Same goes with general safety...how much of a difference will 15MPH school zones be versus 10MPH? 5MPH? Just build jail-like compounds to keep them safe from cars AND mincing predators and be done with it? Hell, why stop there? What else can we be protected from, and how can it become so big that no one person can do it alone?

Neighborhood acquaintance of mine a long time ago, when we were about 12, was hanging out regularly with a girl down the street, working on school stuff for a project, as they were in the same class. The girl-down-the-street had a creepo daddy. Daddy liked boys. I heard the tale after the ordeal was over, but according to my friend, the father was seducing classic stuff, getting way too friendly, way too nice/cool of a guy, overly generous, etc.
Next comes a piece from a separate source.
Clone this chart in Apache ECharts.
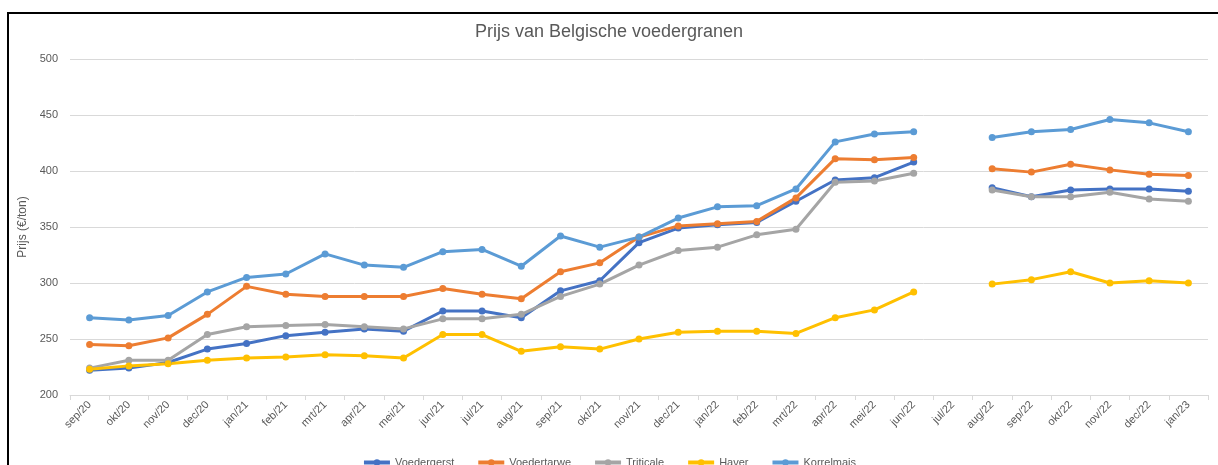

The creep couldn't contain himself, and figured the time had come and made his move. Boy, did it. The friend knew something was up, but didn't know what else to do. He hauled off and applied shin-to-testicles as hard as he could, grabbed his stuff, and went home. After the friend recounted this tale to me, I asked him if he told his parents, and he said, "Yes, and they told me 'good job.'" The parents went to the house and said, "Don't ever talk to my kid or my family again. Or else." No television story, no witch hunt, no trial.

Creeps will be creeps. Imagine if kids weren't targets and fearful victims (or their parents, for that matter) and everyone could just take care of things as they needed. Imagine if parents were more involved with their kids rationally rather than emotionally (not distracted or assumptive). If it wasn't the law that was taken into one's own hands, but had a simpler set of justice--not changing the world, but controlling and managing your own. Only when that doesn't work do heavier measures become necessary.

Overreach, via fear or boredom, never amounts to good things. Supplemented by assumption and false heroism, we have been convinced to dig quite the rut for ourselves with these, our modern days, huh?

Kicks in the balls work, and both sides know it. Might as well get it over with and see what happens, rather than wait for it. Always better to be kicking than being kicked...or avoiding it altogether.